Oslob in the Philippine province of Cebu is among the Philippines’ most popular places to see and interact with whale sharks. However, the whale sharks of Oslob are baited with shrimp.

The World Wide Fund for Nature (WWF) believes people should respect the nature of whale sharks, being highly migratory animals which should not be trained to stay in one place. By feeding them, people are modifying their natural behavior which might severely affect the way they live and reproduce.

The act of feeding them daily has been shown to result in longer residency times at the site than are normally found for whale sharks in other parts of the world, and some individuals are found there almost every day now.
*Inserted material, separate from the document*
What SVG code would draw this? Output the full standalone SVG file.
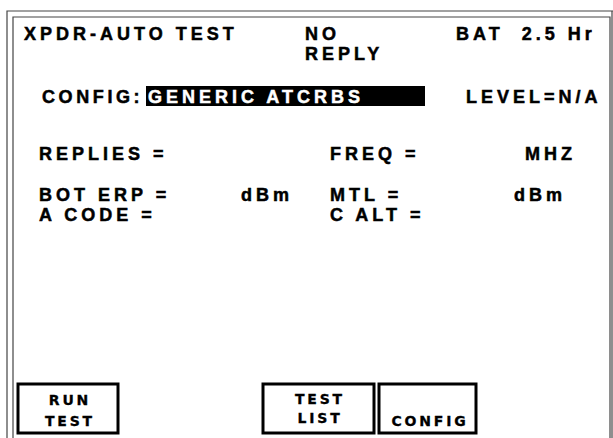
<svg xmlns="http://www.w3.org/2000/svg" width="613" height="438" viewBox="0 0 613 438">
<style>
.t{font-family:"Liberation Sans",Arial,sans-serif;font-weight:bold;font-size:18px;letter-spacing:4px;fill:#000;stroke:#000;stroke-width:0.5}
.w{fill:#fff;stroke:#fff}
.b{font-family:"DejaVu Sans",Verdana,sans-serif;font-weight:bold;font-size:14px;letter-spacing:2.8px;fill:#000;stroke:#000;stroke-width:0.3;text-anchor:middle}
.box{fill:#fff;stroke:#000;stroke-width:3}
.fr{fill:none;stroke:#444;stroke-width:1.2}
</style>
<rect width="613" height="438" fill="#fff"/>
<g id="frame">
<path class="fr" d="M7,438 V11 H613"/>
<path class="fr" d="M13,438 V17 H610 V438"/>
<path class="fr" d="M612,11 V438"/>
</g>
<g id="header">
<text class="t" x="24" y="40">XPDR-AUTO TEST</text>
<text class="t" x="305" y="40">NO</text>
<text class="t" x="305" y="60">REPLY</text>
<text class="t" x="456" y="40">BAT&#160; 2.5 Hr</text>
</g>
<g id="config">
<text class="t" x="42" y="103" style="letter-spacing:3.6px">CONFIG:</text>
<rect x="146" y="86" width="279" height="20" fill="#000"/>
<text class="t w" x="148" y="103">GENERIC ATCRBS</text>
<text class="t" x="466" y="103">LEVEL=N/A</text>
</g>
<g id="fields">
<text class="t" x="39" y="160">REPLIES =</text>
<text class="t" x="330" y="160">FREQ =</text>
<text class="t" x="525" y="160">MHZ</text>
<text class="t" x="39" y="201">BOT ERP =</text>
<text class="t" x="241" y="201">dBm</text>
<text class="t" x="330" y="201">MTL =</text>
<text class="t" x="514" y="201">dBm</text>
<text class="t" x="39" y="221">A CODE =</text>
<text class="t" x="330" y="221">C ALT =</text>
</g>
<g id="btn-run">
<rect class="box" x="18" y="384" width="100" height="49"/>
<text class="b" x="70" y="405">RUN</text>
<text class="b" x="70" y="426">TEST</text>
</g>
<g id="btn-list">
<rect class="box" x="263" y="384" width="111" height="49"/>
<text class="b" x="320" y="404">TEST</text>
<text class="b" x="320" y="423">LIST</text>
</g>
<g id="btn-config">
<rect class="box" x="379" y="384" width="97" height="49"/>
<text class="b" x="430" y="426">CONFIG</text>
</g>
<g id="connectors"></g>
</svg>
This completely alters their natural behavior as they are highly migratory species. Having them stay put could have negative long-term effects on their life cycle, such as their ability to reproduce.
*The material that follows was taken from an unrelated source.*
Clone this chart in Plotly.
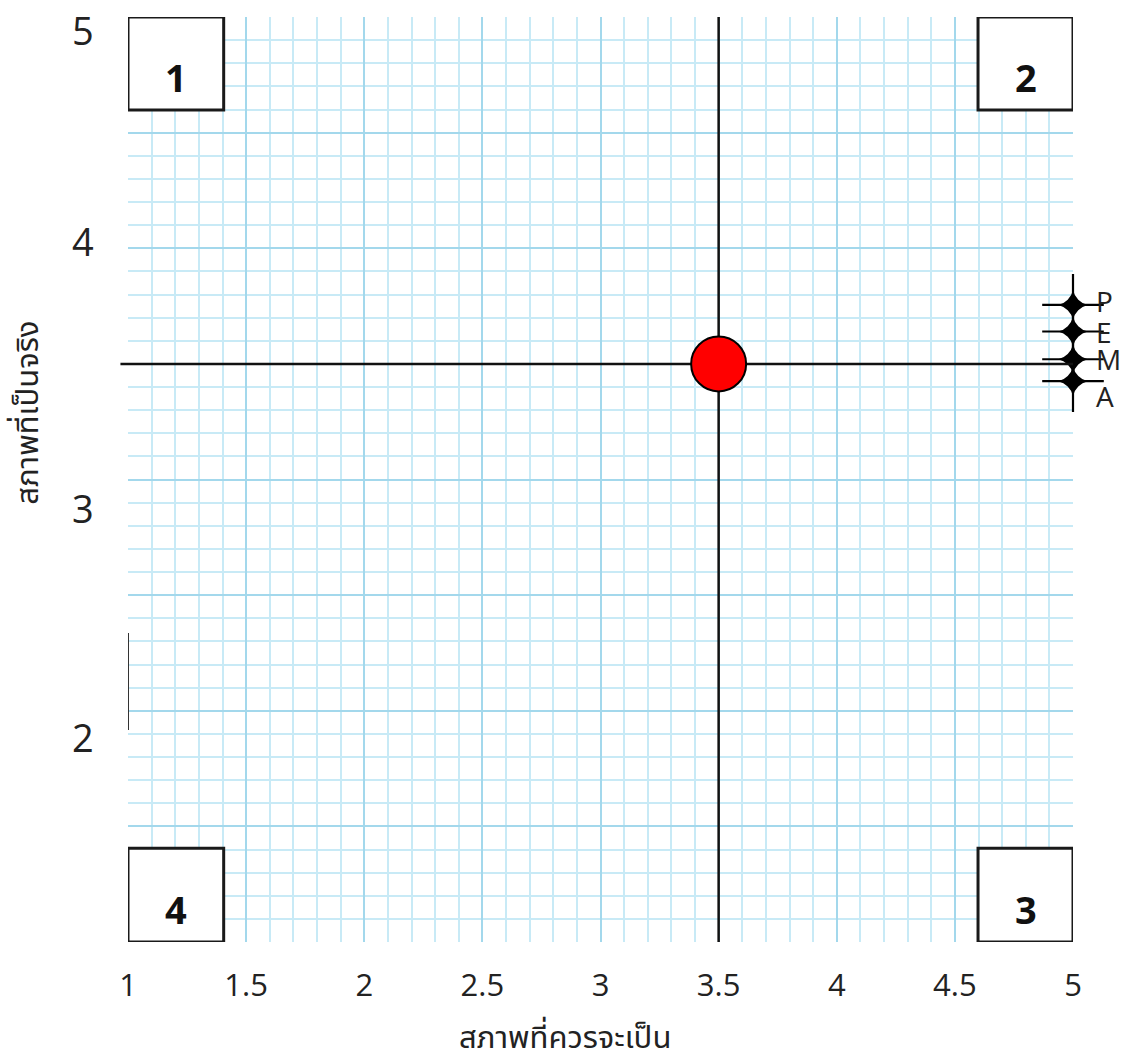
import plotly.graph_objects as go

# ---- data ----
x_tick_vals = [1, 1.5, 2, 2.5, 3, 3.5, 4, 4.5, 5]
x_tick_text = ["1", "1.5", "2", "2.5", "3", "3.5", "4", "4.5", "5"]
y_tick_vals = [5, 4, 3, 2]
y_tick_text = ["5", "4", "3", "2"]
y_tick_shift = [-13, 7, -28, -26]

center_x = [3.5]
center_y = [3.5]

star_labels = ["P", "E", "M", "A"]
star_x = [5, 5, 5, 5]
star_y = [3.755, 3.64, 3.52, 3.425]
star_label_yshift = [4, 0, 0, -15]

quadrant_labels = ["1", "2", "3", "4"]
quadrant_x0 = [1.0, 4.598, 4.598, 1.0]
quadrant_x1 = [1.405, 5.0, 5.0, 1.405]
quadrant_y0 = [4.598, 4.598, 1.0, 1.0]
quadrant_y1 = [5.0, 5.0, 1.405, 1.405]

mark_x = [1, 1]
mark_y = [1.917, 2.336]

x_title = "สภาพที่ควรจะเป็น"
y_title = "สภาพที่เป็นจริง"

FONT = "Open Sans, Noto Sans Thai, Noto Sans, sans-serif"

fig = go.Figure()

# small vertical mark on left edge
fig.add_trace(go.Scatter(x=mark_x, y=mark_y, mode="lines",
                         line=dict(color="#333333", width=2),
                         hoverinfo="skip", showlegend=False, cliponaxis=False))

# stars: thin cross + four-point star body (sparkle)
fig.add_trace(go.Scatter(
    x=star_x, y=star_y, mode="markers",
    marker=dict(symbol="cross-thin", size=44, color="black",
                line=dict(width=2.2, color="black")),
    cliponaxis=False, showlegend=False))
fig.add_trace(go.Scatter(
    x=star_x, y=star_y, mode="markers",
    marker=dict(symbol="star-diamond", size=21, color="black",
                line=dict(width=0)),
    cliponaxis=False, showlegend=False))

shapes = []
# cross lines through center
shapes.append(dict(type="line", xref="paper", yref="y", x0=-0.008, x1=1,
                   y0=center_y[0], y1=center_y[0],
                   line=dict(color="#111111", width=2.5), layer="above"))
shapes.append(dict(type="line", xref="x", yref="paper", x0=center_x[0], x1=center_x[0],
                   y0=0, y1=1, line=dict(color="#111111", width=2.5), layer="above"))
# red dot (pixel-sized circle anchored at the data point)
shapes.append(dict(type="circle", xref="x", yref="y",
                   xsizemode="pixel", ysizemode="pixel",
                   xanchor=center_x[0], yanchor=center_y[0],
                   x0=-27.5, x1=27.5, y0=-27.5, y1=27.5,
                   fillcolor="#ff0000", line=dict(color="black", width=2),
                   layer="above"))
# quadrant boxes
for i in range(4):
    shapes.append(dict(type="rect", xref="x", yref="y",
                       x0=quadrant_x0[i], x1=quadrant_x1[i],
                       y0=quadrant_y0[i], y1=quadrant_y1[i],
                       line=dict(color="#1a1a1a", width=3),
                       fillcolor="white", layer="above"))

annotations = []
for i in range(4):
    annotations.append(dict(
        x=(quadrant_x0[i] + quadrant_x1[i]) / 2,
        y=(quadrant_y0[i] + quadrant_y1[i]) / 2,
        xref="x", yref="y", text=quadrant_labels[i], showarrow=False,
        yshift=-14,
        font=dict(family=FONT, size=38, color="#111111", weight="bold")))

for lx, ly, lt, ls in zip(star_x, star_y, star_labels, star_label_yshift):
    annotations.append(dict(x=lx, y=ly, xref="x", yref="y", text=lt,
                            showarrow=False, xanchor="left", yanchor="middle",
                            xshift=21, yshift=ls,
                            font=dict(family=FONT, size=28, color="#222222")))

for v, t, s in zip(y_tick_vals, y_tick_text, y_tick_shift):
    annotations.append(dict(x=-0.0476, y=v, xref="paper", yref="y", text=t,
                            showarrow=False, yshift=s, xanchor="center",
                            yanchor="middle",
                            font=dict(family=FONT, size=38, color="#222222")))

annotations.append(dict(x=0.462, y=-0.1016, xref="paper", yref="paper",
                        text=x_title, showarrow=False, yanchor="middle",
                        xanchor="center",
                        font=dict(family=FONT, size=31, color="#222222")))
annotations.append(dict(x=-0.108, y=0.572, xref="paper", yref="paper",
                        text=y_title, showarrow=False, textangle=-90,
                        xanchor="center", yanchor="middle",
                        font=dict(family=FONT, size=31, color="#222222")))

fig.update_layout(
    width=1126, height=1059,
    margin=dict(l=128, r=53, t=17, b=117),
    paper_bgcolor="white", plot_bgcolor="white",
    shapes=shapes, annotations=annotations,
    showlegend=False,
    xaxis=dict(range=[1, 5], tickvals=x_tick_vals, ticktext=x_tick_text,
               showgrid=True, gridcolor="#a3d8ec", gridwidth=1.5,
               zeroline=False, showline=False, ticks="",
               ticklabelstandoff=22,
               tickfont=dict(family=FONT, size=31, color="#222222"),
               minor=dict(dtick=0.1, tick0=1, showgrid=True,
                          gridcolor="#c8eaf6", gridwidth=1.5)),
    yaxis=dict(range=[1, 5], tickmode="linear", tick0=1, dtick=0.5,
               showticklabels=False,
               showgrid=True, gridcolor="#a3d8ec", gridwidth=1.5,
               zeroline=False, showline=False, ticks="",
               minor=dict(dtick=0.1, tick0=1, showgrid=True,
                          gridcolor="#c8eaf6", gridwidth=1.5)),
)

fig.write_html("out.html", config={"displayModeBar": False},
               post_script="document.body.style.margin='0';document.body.style.overflow='hidden';")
The food they are baited with – in this case, small shrimp – are unlikely to supply their complete nutritional requirements. It is best that we respect what we know about them. First and foremost – by allowing them to tread their course as migratory animals.

Whale sharks should not be conditioned to stay in one place year round, intentionally or otherwise.  This means we must stop the feeding, or at least modify it so that individual whale sharks are less dependent on the food provided, and that their natural behavior is less altered. Whether their food is tons of plankton or tons of shrimp is not the primary issue.

Instead of swimming with whale sharks in Oslob, WWF asks sea-lovers to swim with wild whale sharks in the town of Donsol in Sorsogon instead. By conserving whale sharks and promoting wild shark interactions, Donsol has risen from a 5th class municipality to 1st class in terms of the income of its local residents.

While feeding whale sharks remains a major issue, it cannot be denied that Oslob has become an example of community-developed tourism which has greatly benefited a local community. The decision to stop the potentially-detrimental feeding of the whale sharks lies in the hands of the locals. In any case, WWF stands ready to dive in and help steer Oslob’s whale shark program onto the path of sustainability.